Sue and Mike Harron have known the former Anglican priest and his wife, Jody, for more than 20 years and were on the search team that brought the Pleasanton, Texas native to Arlington’s St. Mark’s Episcopal Church in 1995. They later watched their pastor struggle
with changes in Anglican teachings.
“We discussed what was happening in the Episcopal Church on many occasions and at length,” Mike Harron recalls. “When the Anglicanorum Coetibus offer was announced, he led a number of us in signing a petition asking to be brought into full communion with the Catholic Church.”
Leaving St. Mark’s was painful, Harron admits, but Fr. Perkins remained a compassionate, patient, and nurturing leader as the small Arlington group attended RCIA classes and joined folks from Cleburne and Keller to form the St. Peter the Rock community. The Harrons are now members of St. Mary the Virgin.
“Fr. Perkins preached the truth throughout,” Harron adds, praising the priest’s simple, clear-cut guidance. “He has extensive knowledge of the history of the Church and the
Catechism and is able to communicate in an insightful, thought-provoking, and articulate manner.” Harron will miss his long-time friend, but “I know this is the job he was meant to fill at this time.”
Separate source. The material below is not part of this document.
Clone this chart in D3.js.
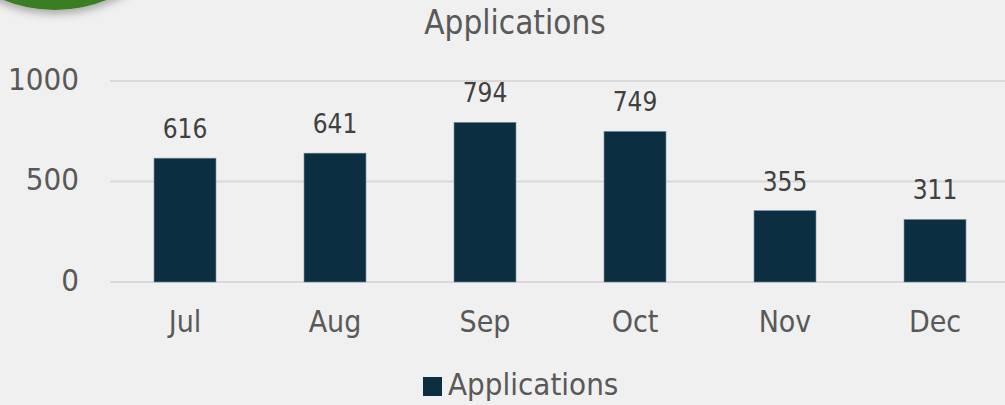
<!DOCTYPE html>
<html>
<head>
<meta charset="utf-8">
<style>
  body { margin: 0; background: #f0f0f0; }
  svg { display: block; }
  text { font-family: "DejaVu Sans Condensed", "DejaVu Sans", sans-serif; fill: #595959; }
</style>
</head>
<body>
<svg id="chart" width="1005" height="405"></svg>

<script src="https://d3js.org/d3.v7.min.js"></script>
<script>
  // data
  var months = ["Jul", "Aug", "Sep", "Oct", "Nov", "Dec"];
  var applications = [616, 641, 794, 749, 355, 311];
  var yTicks = [0, 500, 1000];

  var data = months.map(function (m, i) { return { month: m, value: applications[i] }; });

  var svg = d3.select("#chart");

  // decorative green badge peeking in at top-left
  var defs = svg.append("defs");
  var f = defs.append("filter").attr("id", "shadow")
    .attr("x", "-20%").attr("y", "-20%").attr("width", "140%").attr("height", "140%");
  f.append("feDropShadow").attr("dx", 0).attr("dy", 4).attr("stdDeviation", 4)
    .attr("flood-color", "#000").attr("flood-opacity", 0.3);
  svg.append("circle")
    .attr("cx", 55).attr("cy", -130).attr("r", 140)
    .attr("fill", "#3a7d22")
    .attr("filter", "url(#shadow)");

  // scales
  var x = d3.scaleBand()
    .domain(months)
    .range([110, 1010])
    .paddingInner(0.587)
    .paddingOuter(0.2935);

  var y = d3.scaleLinear()
    .domain([0, 1000])
    .range([282, 81]);

  // gridlines
  svg.append("g")
    .selectAll("line")
    .data(yTicks)
    .enter()
    .append("line")
    .attr("x1", 110).attr("x2", 1005)
    .attr("y1", function (d) { return y(d); })
    .attr("y2", function (d) { return y(d); })
    .attr("stroke", "#d9d9d9")
    .attr("stroke-width", 2);

  // y axis labels
  var yAxis = svg.append("g")
    .attr("transform", "translate(79,0)")
    .call(d3.axisLeft(y).tickValues(yTicks).tickFormat(d3.format("d")).tickSize(0).tickPadding(0));
  yAxis.select(".domain").remove();
  yAxis.selectAll("text")
    .attr("dy", "8px")
    .style("font-size", "31px")
    .style("font-family", "\"DejaVu Sans Condensed\", sans-serif")
    .attr("fill", "#595959");

  // bars
  svg.append("g")
    .selectAll("rect")
    .data(data)
    .enter()
    .append("rect")
    .attr("x", function (d) { return x(d.month); })
    .attr("width", x.bandwidth())
    .attr("y", function (d) { return y(d.value); })
    .attr("height", function (d) { return y(0) - y(d.value); })
    .attr("fill", "#0b2e40")
    .attr("stroke", "#6f8795")
    .attr("stroke-width", 0.6);

  // value labels
  svg.append("g")
    .selectAll("text")
    .data(data)
    .enter()
    .append("text")
    .attr("x", function (d) { return x(d.month) + x.bandwidth() / 2; })
    .attr("y", function (d) { return y(d.value) - 20; })
    .attr("text-anchor", "middle")
    .style("font-size", "26px")
    .style("fill", "#404040")
    .text(function (d) { return d.value; });

  // x axis labels
  var xAxis = svg.append("g")
    .attr("transform", "translate(0," + y(0) + ")")
    .call(d3.axisBottom(x).tickSize(0).tickPadding(0));
  xAxis.select(".domain").remove();
  xAxis.selectAll("text")
    .attr("dy", null)
    .attr("y", 50)
    .style("font-size", "30px")
    .style("font-family", "\"DejaVu Sans Condensed\", sans-serif")
    .attr("fill", "#595959");

  // title
  svg.append("text")
    .attr("x", 515).attr("y", 34)
    .attr("text-anchor", "middle")
    .style("font-size", "33px")
    .text("Applications");

  // legend
  var legend = svg.append("g");
  legend.append("rect")
    .attr("x", 423).attr("y", 377).attr("width", 19).attr("height", 19)
    .attr("fill", "#0b2e40");
  legend.append("text")
    .attr("x", 448).attr("y", 395)
    .style("font-size", "31px")
    .text("Applications");
</script>
</body>
</html>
An enthusiastic advocate for the Ordinariate, Fr. Perkins doesn’t mind fielding questions
about his journey into the Catholic faith. During his recent stay at the Trappist Abbey of Gethsemani, a monastery in Kentucky, Fr. Perkins met a Sister of Charity from Cincinnati who had read about the Ordinariate in news reports but had never spoken to a participating member.
“She offered her prayers to us and those of her community and hoped we would soon be
present in Ohio,” he remembers. “Her words about this new endeavor for evangelization were very encouraging, and for that I’m always grateful.”
In addition to shepherding a 350-400 member congregation at St. Mary the Virgin, Fr.
Perkins served as the Ordinariate’s director of liturgy and worship. In that capacity, he
made history again by developing Divine Worship: The Missal – a universal liturgical aid
for the Ordinariate. The new missal celebrates the distinct liturgical language and music
of the Roman Rite with a nod to Anglican expression. It’s the first time a document from the Vatican allowed elements from separated ecclesial communities to be included in the Eucharistic celebration.
Standing side by side with the first edition of the Roman Missal, the worship aid “reflects
the Roman rite with an Anglican accent,” Fr. Perkins told the North Texas Catholic in 2015. “It echoes a treasured Anglican style, but it resonates with the richness of the Catholic faith.”
Although he is looking forward to new challenges, the dedicated clergyman regrets leaving the “wonderful people” of St. Mary the Virgin. Moving out of the Diocese of Fort Worth is another emotional hurdle. “It’s been a wonderful mothering home to me, and there are people here I love very much,” Fr. Perkins explains eloquently. “I’m eager for the work and excited about what we’re doing, but it’s always hard to say goodbye to those you’ve journeyed with for some time.”
With his parting words he asked people to pray for the success of the Ordinariate.“We hope to bring many, many more souls into the Church and the fullness of the faith we find in Jesus Christ,” he asserts. “Our request for prayer remains very fervent.”